COGEniX: an industrial informatics framework for cognitive energy forecasting and carbon-aware scheduling in smart zones.
Alanoud Al Mazroa
Abstract
Open AccessIndustrial energy management faces escalating challenges from rising electricity costs, volatile carbon intensity and the operational complexity of integrating renewables and storage. Traditional approaches, ranging from heuristic rules to black-box machine learning models, struggle to balance adaptability, transparency and deployability. Heuristic rules fail to adjust to dynamic operating conditions, while opaque models undermine operator trust, and deployment friction often prevents reliable execution on edge hardware. As a result, factories continue to suffer from inefficiency, idle consumption and missed opportunities for cost-effective decarbonization. This study introduces COGEniX (Cognitive Energy Informatics and eXecution), a unified framework that integrates calibrated multi-horizon forecasting, reinforcement learning (RL) based scheduling, explainability and deterministic edge deployment. Experiments on an adapted CityLearn dataset simulating microgrid-style industrial zones compare COGEniX against three representative baselines such as a rule-based scheduler using time-of-use heuristics, a gradient-boosted regression forecaster with deterministic dispatch, and a short-horizon model predictive controller.

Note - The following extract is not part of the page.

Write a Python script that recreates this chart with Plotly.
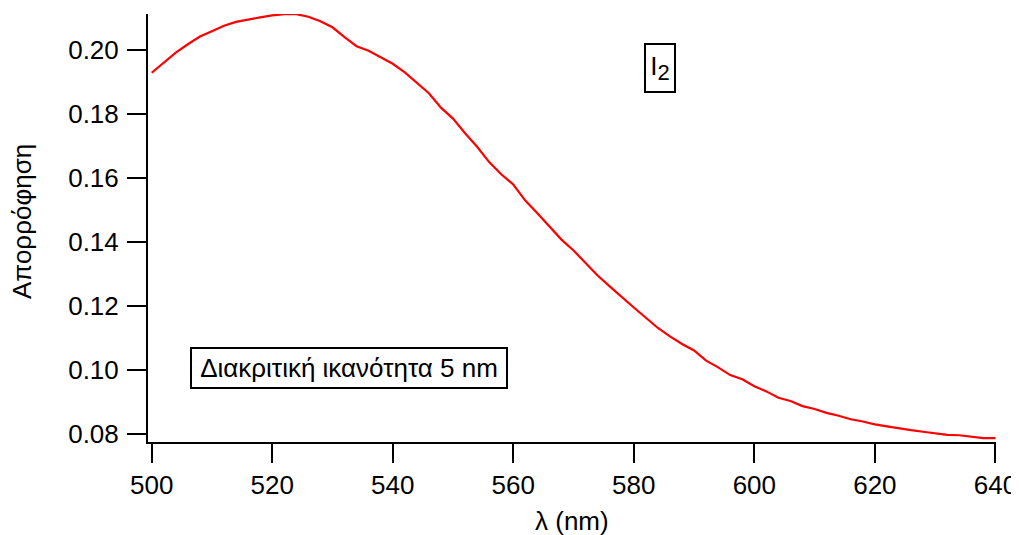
import plotly.graph_objects as go

wavelength_nm = [500, 502, 504, 506, 508, 510, 512, 514, 516, 518, 520, 522, 524, 526, 528,
                 530, 532, 534, 536, 538, 540, 542, 544, 546, 548, 550, 552, 554, 556, 558,
                 560, 562, 564, 566, 568, 570, 572, 574, 576, 578, 580, 582, 584, 586, 588,
                 590, 592, 594, 596, 598, 600, 602, 604, 606, 608, 610, 612, 614, 616, 618,
                 620, 622, 624, 626, 628, 630, 632, 634, 636, 638, 640]
absorbance = [0.1929, 0.1960, 0.1992, 0.2018, 0.2042, 0.2059, 0.2076, 0.2088, 0.2096, 0.2102,
              0.2108, 0.2112, 0.2112, 0.2104, 0.2090, 0.2071, 0.2040, 0.2012, 0.1998, 0.1978,
              0.1957, 0.1930, 0.1898, 0.1865, 0.1820, 0.1786, 0.1740, 0.1698, 0.1650, 0.1612,
              0.1580, 0.1530, 0.1490, 0.1450, 0.1408, 0.1374, 0.1336, 0.1296, 0.1262, 0.1228,
              0.1196, 0.1164, 0.1132, 0.1106, 0.1082, 0.1062, 0.1030, 0.1009, 0.0985, 0.0972,
              0.0950, 0.0934, 0.0914, 0.0904, 0.0888, 0.0879, 0.0867, 0.0858, 0.0847, 0.0840,
              0.0831, 0.0825, 0.0818, 0.0813, 0.0808, 0.0804, 0.0798, 0.0797, 0.0793, 0.0788,
              0.0788]

x_ticks = [500, 520, 540, 560, 580, 600, 620, 640]
y_ticks = [0.08, 0.10, 0.12, 0.14, 0.16, 0.18, 0.20]
y_tick_labels = ["0.08", "0.10", "0.12", "0.14", "0.16", "0.18", "0.20"]

x_title = "λ (nm)"
y_title = "Απορρόφηση"
label_species = "I<sub><span style='font-size:22px'>2</span></sub>"
label_resolution = "Διακριτική ικανότητα 5 nm"

FONT = "Liberation Sans, Arial, sans-serif"
FS = 26

fig = go.Figure()
fig.add_trace(go.Scatter(x=wavelength_nm, y=absorbance, mode="lines",
                         line=dict(color="#ff0000", width=2.2), showlegend=False,
                         hoverinfo="skip"))

# the page body has an 8px default margin; the figure is sized to fill the window
fig.update_layout(
    width=1011, height=527,
    margin=dict(l=140, r=23, t=6, b=93, pad=0),
    paper_bgcolor="white", plot_bgcolor="white",
    font=dict(family=FONT, size=FS, color="black"),
    xaxis=dict(range=[499.39, 640.1], tickvals=x_ticks, ticks="outside", ticklen=19,
               tickwidth=2, tickcolor="black", showline=True, linecolor="black", linewidth=2,
               showgrid=False, zeroline=False, automargin=False,
               tickfont=dict(family=FONT, size=FS)),
    yaxis=dict(range=[0.0776, 0.21125], tickvals=y_ticks, ticktext=y_tick_labels,
               ticks="outside", ticklen=19, tickwidth=2, tickcolor="black", showline=True,
               linecolor="black", linewidth=2, showgrid=False, zeroline=False,
               automargin=False, ticklabelstandoff=3, tickfont=dict(family=FONT, size=FS)),
    annotations=[
        dict(text=x_title, xref="paper", yref="paper", x=0.5, y=0, yanchor="middle",
             yshift=-79, showarrow=False, font=dict(family=FONT, size=FS)),
        dict(text=y_title, xref="paper", yref="paper", x=0, y=0.514, xanchor="center",
             yanchor="middle", xshift=-126, textangle=-90, showarrow=False,
             font=dict(family=FONT, size=FS)),
        dict(text=label_species, xref="x", yref="y", x=584.4, y=0.1944, showarrow=False,
             bordercolor="black", borderwidth=2, borderpad=0, width=28, height=46,
             bgcolor="white", font=dict(family=FONT, size=FS)),
        dict(text=label_resolution, xref="x", yref="y", x=532.8, y=0.1006, showarrow=False,
             bordercolor="black", borderwidth=2, borderpad=0, width=314, height=38,
             bgcolor="white", font=dict(family=FONT, size=FS)),
    ],
)

fig.write_html("out.html")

Validation on the Kaggle multi-floor smart building dataset demonstrates 44.0% lower MAE and 39.3% lower RMSE with 15.3% energy savings and 18.1% CO2 reduction at edge-feasible latency, confirming both predictive and operational gains. Patch-based transformers generate calibrated load and price forecasts that expose temporal drivers, while a Soft Actor-Critic scheduler optimizes a joint objective over cost and carbon under uncertainty and process constraints. SHAP (SHapley Additive exPlanations) explanations align with attention to yield interpretable decision narratives, and ONNX(Open Neural Network Exchange)/TorchScript export with pruning, quantization and profiling ensures compliance with latency and memory limits on real devices. Evaluation across CityLearn industrial zones shows up to a 27% reduction in operational cost and a 31% decrease in CO2 emissions compared with the strongest baseline, maintaining robustness under forecast noise. By coupling forecasting, control, interpretability and deployment in a cohesive pipeline, COGEniX advances industrial energy management toward adaptive, carbon-aware and auditable decision-making that aligns profitability with sustainability.